L’on appelle Fables de speculation et d’action ensemble celles qui peuvent estre expliquées selon le sens Allegorique Speculatif, et selon l’Actif aussi. En voicy une entre les autres, que j’allegueray pour exemple. Les anciens Poëtes ont feint que Celius, Dieu par dessus tous les autres, engendra Saturne, que de Saturne nâquit Jupiter, puis Neptune Dieu de la mer, et Pluton Roy des Enfers : Ce que les Platoniciens expliquent fort doctement, quand ils disent que par Celius se doit entendre Dieu, en qui sont comprises toutes les creatures d’une maniere inefable ; et par Saturne le premier esprit Angelique, ou le monde exemplaire, selon la doctrine du mesme Platon, et de Mercure Trismegiste. En suite de cela, ils adjoustent la generation de l’ame du monde, qu’ils appellent Jupiter, entant que par sa lumiere, et son mouvement, elle gouverne, et fait agir la partie d’en haut. Mais à l’esgard de ce qu’elle vivifie et regit les creatures d’icy bas, subjettes à une continuelle révolution, ils luy donnent le nom de Neptune ; et celuy de Pluton, qui est le Dieu des Richesses, en tant qu’elle agit à la production des metaux et de la pierrerie. J’obmets que ceste fable se peut encore expliquer du petit monde, à sçavoir de l’Homme, en qui sous les noms de Celius, de Saturne, de Jupiter, et de Pluton nous pouvons entendre la partie Divine, la Contemplative, l’Œconomique, et la Terrestre.

Il y a une autre sorte de Fables à qui l’on peut proprement donner un sens tout à fait moral, comme à celle de Narcisse, qui ravy de sa propre beauté, trouva la cause de sa mort dans la belle source où il se miroit, et fut depuis transformé en une Plante appellée de son nom. Ce qui nous apprend que les hommes qui s’ayment par trop, et qui semblent faire gloire de mespriser autruy, enchantez par la bonne opinion qu’ils ont d’eux-mesme, ne sont dans le monde que des Plantes inutiles, Dieu nous ayant fait naistre pour servir nostre Prochain, et l’assister charitablement. A cecy se rapporte à peu près une Fable bien plaisante, qui dit, que les hommes autrefois doubles, furent coupez en deux pour punition de leur humeur altiere et trop insolente : et c’est d’où procede que dans la diversité de ses humeurs, l’homme veut du mal à l’un, et qu’il ayme l’autre, à cause qu’il le croit sa moitié, comme se l’imagine le Poëte Aristophane.

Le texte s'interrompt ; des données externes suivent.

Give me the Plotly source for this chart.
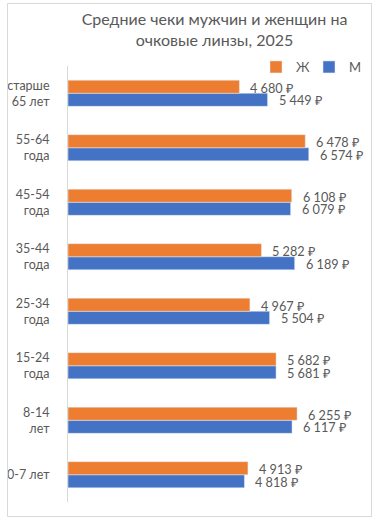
import plotly.graph_objects as go

categories = ["0-7 лет", "8-14<br>лет", "15-24<br>года", "25-34<br>года",
              "35-44<br>года", "45-54<br>года", "55-64<br>года", "старше<br>65 лет"]
women = [4913, 6255, 5682, 4967, 5282, 6108, 6478, 4680]
men = [4818, 6117, 5681, 5504, 6189, 6079, 6574, 5449]

ORANGE = "#ED7D31"
BLUE = "#4472C4"
GREY = "#595959"
LINE = "#D9D9D9"
NB = "\u00a0"


def fmt(v):
    return f"{v:,}".replace(",", NB) + NB + "₽"


fig = go.Figure()
fig.add_trace(go.Bar(
    y=categories, x=men, name="М", orientation="h", marker_color=BLUE,
    legendrank=2,
))
fig.add_trace(go.Bar(
    y=categories, x=women, name="Ж", orientation="h", marker_color=ORANGE,
    legendrank=1,
))

# data labels, anchored at each bar's value on the library's axes
for cat, w, m in zip(categories, women, men):
    fig.add_annotation(x=w, y=cat, text=fmt(w), showarrow=False,
                       xanchor="left", yanchor="middle", xshift=9, yshift=5.5,
                       font=dict(size=12.7, color=GREY))
    fig.add_annotation(x=m, y=cat, text=fmt(m), showarrow=False,
                       xanchor="left", yanchor="middle", xshift=9, yshift=-7,
                       font=dict(size=12.7, color=GREY))

W, H = 380, 520
L, R, T, B = 68, 19, 66, 18
fig.update_layout(
    width=W, height=H,
    margin=dict(l=L, r=R, t=T, b=B, autoexpand=False),
    paper_bgcolor="white", plot_bgcolor="white",
    font=dict(family="Lato, Carlito, sans-serif", color=GREY, size=13),
    title=dict(text="Средние чеки мужчин и женщин на<br>очковые линзы, 2025",
               x=0.5, xanchor="center", xref="paper", yref="container",
               y=1 - 25 / H, yanchor="middle", automargin=False,
               font=dict(size=16, color=GREY)),
    barmode="group", bargap=0.52, bargroupgap=0,
    showlegend=True,
    legend=dict(orientation="h", xref="container", yref="container",
                x=362 / W, xanchor="right",
                y=1 - 67 / H, yanchor="middle", entrywidth=8,
                font=dict(size=13, color=GREY), bgcolor="rgba(0,0,0,0)",
                traceorder="normal"),
    xaxis=dict(range=[0, 8000], visible=False, showgrid=False, zeroline=False,
               automargin=False),
    yaxis=dict(showline=True, linecolor=LINE, linewidth=1, ticks="",
               ticklabelstandoff=15, showgrid=False, automargin=False,
               tickfont=dict(size=12.5, color=GREY)),
)

ph = H - T - B
pw = W - L - R
fig.add_shape(type="rect", xref="paper", yref="paper",
              x0=(7.5 - L) / pw, x1=(371.5 - L) / pw,
              y0=-(516.5 - (H - B)) / ph, y1=1 + (T - 3.5) / ph,
              line=dict(color=LINE, width=1), fillcolor="rgba(0,0,0,0)",
              layer="above")

fig.write_html("out.html",
               config={"displayModeBar": False, "staticPlot": True},
               post_script="document.body.style.margin='0';"
                           "document.body.style.overflow='hidden';")
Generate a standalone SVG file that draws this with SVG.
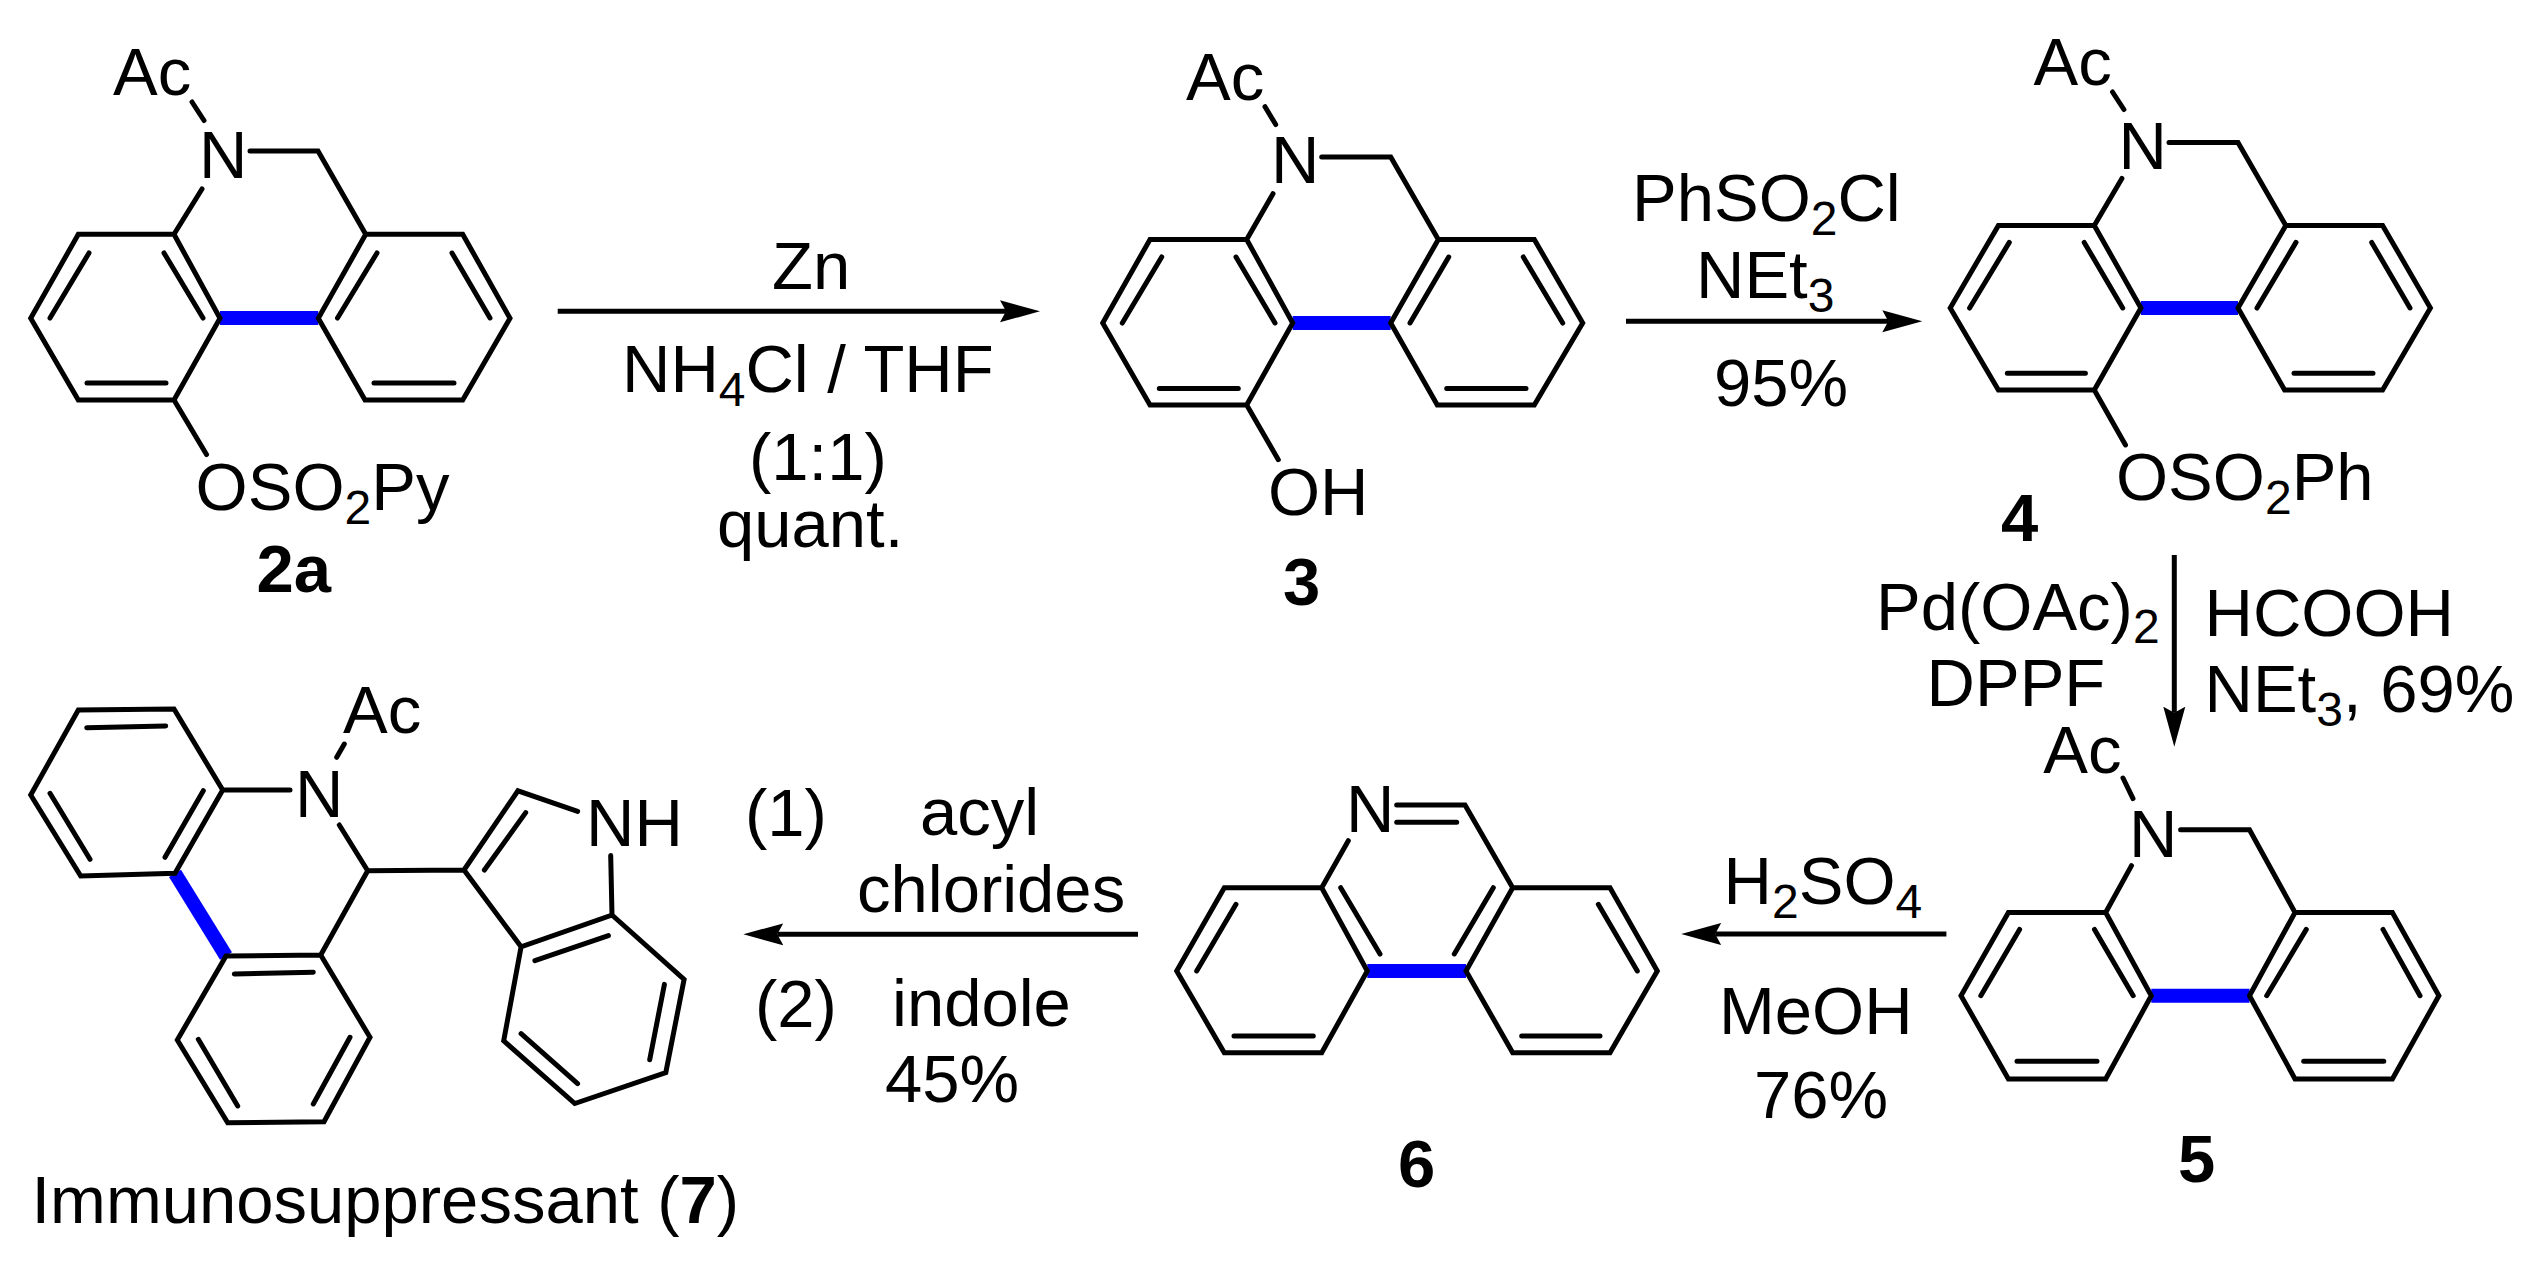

Mais il me semble plus à propos de dire que ceste Fable a esté inventée, pour monstrer la mutuelle correspondance qu’il y doit avoir en l’amitié, et que nous avons accoustumé d’aymer plus les uns, et les autres moins, selon que nous y sommes portez d’inclination, et par la conformité de nos mœurs, avec celles de la personne aymée.

De la derniere espece de Fables, à qui l’on peut donner un sens Speculatif et moral, est celle de Venus et de Mars, que le jaloux Vulcan prit dans ses filets, et rendit ainsi sa honte publique à la face de tous les Dieux, comme le raconte le Poëte Homere. Les Platoniciens expliquent cela bien delicatement, quand ils disent que par Venus il faut entendre une forte union de plusieurs choses discordantes, comme la celeste, où des Idées sans nombre sont joinctes à la Nature ; et celle de ce bas monde, qui est tres-estroicte, bien que composée de diverses Creatures, entre lesquelles il y a de la repugnance. Voila quelle est la speculation de ceste fable, qu’Aristote Prince des Peripateciens explique moralement des Choleriques, et des courages aguerris, qu’il dit estre de complexion plus amoureuse que ne sont les autres hommes.

Je laisse à part plusieurs autres fictions de ceste nature, qu’il me seroit facile de rapporter icy, pour vous faire voir les hauts mysteres que les Anciens ont cachez dessous le voile des fables ; où je pourrois dire encore que S. Augustin a pris la peine d’en moraliser plusieurs, que S. Thomas n’en desappreuve point l’usage, et que Tostat les a illustrées sur les Etymologies d’Isidore. Mais tout cela seroit superflu, puisque dans celles d’Esope vous avez, ce me semble, une matiere assez ample, pour juger de l’utilité qui en peut revenir, et en profiter vous-mesmes. Je vous les donne de nouveau traduittes, et augmentées de discours Moraux, Philosophiques, et Politiques, où si vous trouvés quelques defauts, comme je n’en doute point, vous m’obligerez extrémement de les excuser. Car je ne pense pas vous raconter une Fable, mais une verité, quand je me dis sujet à faillir.